1785 - Elizabeth Lady Craven, englische Schriftstellerin
Der Sultan und die Frauen von Konstantinopel
Ich bezog als meine Wohnung im Hotel der Französischen Gesandtschaft. [… Es] hat das Ansehen eines schönen französischen Hotels, und ist von guten Steinen und Holz gebaut, welches hier ein seltenes Bauzeug ist. Aus meinen Fenstern sah ich den Sultan auf einem silbernen Polsterbette sitzen, während seine Boote und andere, die ihn begleiten sollten, an dem Ufer des Gartens hielten – ein wahrhaft prachtvoller Anblick. Mit unsern Fernrohren sahen wir deutlich die orientalische Pracht. Des Sultans Bart war schwarz gefärbt, um ihm das Ansehen von Jugend zu geben, und in einer gehörigen Weite hätte man ihn für jung halten können; dieser Bart aber machte einen seltsamen Contrast mit seinem gelben, bleichen Gesicht. Der Kiosk, worin er auf seinem silbernen Polster saß, war nicht sehr groß und zeichnete sich in nichts vor den andern dort befindlichen aus.
Die Frauen, deren es eine große Anzahl gab, glichen wandernden Mumien. Ein langes loses Kleid von dunkelgrünem Zeug bedeckt sie vom Nacken bis zu den Füßen; darüber tragen sie ein breites Stück Musselin, um Schultern und Arme gewickelt, und ein anderes, das Kopf und Augen bedeckt. Alle diese Hüllen entstellen Gestalt und Bildung so sehr, daß jeder Rang darunter verborgen wird. Ich kenne kein Land, wo die Frauen einer größeren Freiheit, geschützt gegen jeden Vorwurf, genießen, als hier. Ein türkischer Ehemann, der ein Paar Pantoffeln an der Thüre seines Harems sieht, darf nicht hieneingehen; seine Achtung für das Geschlecht hindert ihn hineinzutreten, wenn eine Fremde hier zu Besuch ist. Wie leicht ist es nur, daß ein Mann als Frau verkleidet sich zu einem solchen Besuch hineinschleicht!

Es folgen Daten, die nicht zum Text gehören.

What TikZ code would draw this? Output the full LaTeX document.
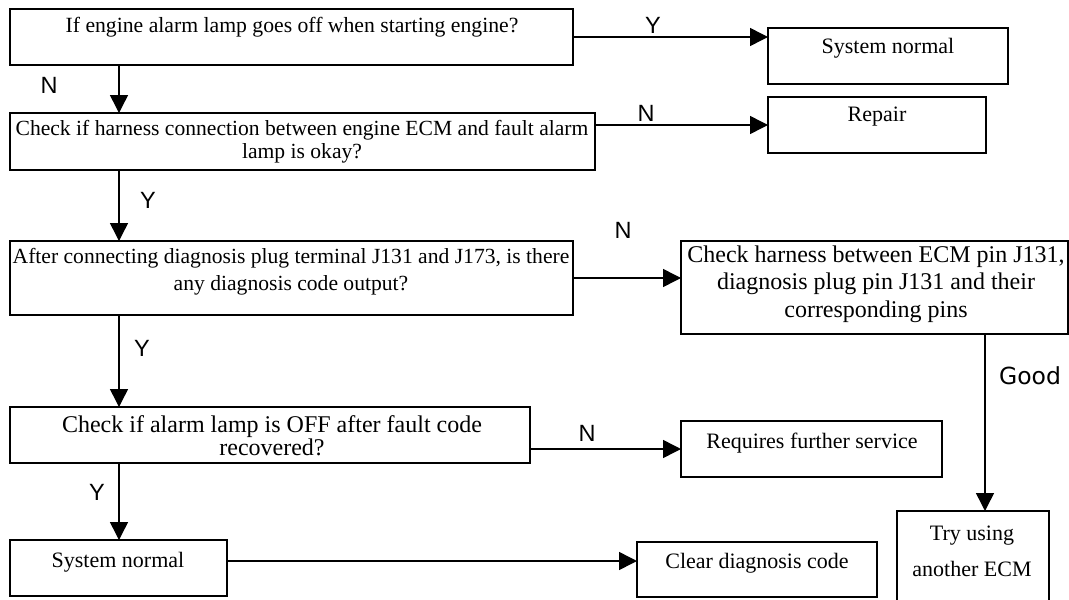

Wäre ich geneigt gewesen, auf die Straße zu gehen, so hätte ich sicher eine gleiche Kleidung getragen; hätte man mich auch erkannt, so hätte das nichts zu sagen gehabt, denn die türkischen Weiber reden sich nie bei ihrem eigenen Namen an.
Wenn ich ausging, hatt ich stets des Botschafters Sänfte, die von vier Türken getragen wird, und unsern Tragsesseln ähnlich ist, nur daß sie stark vergoldet und bemalt war. Zwei Janitscharen gingen voraus mit hohen Pelzmützen, denn alle Gesanften erhalten von der Pforte Janitscharen, zu ihrer Sicherheit. Ich fürchtete jeden Augenblick von den Türken niedergeworfen zu werden, so tölpisch waren die Kerls.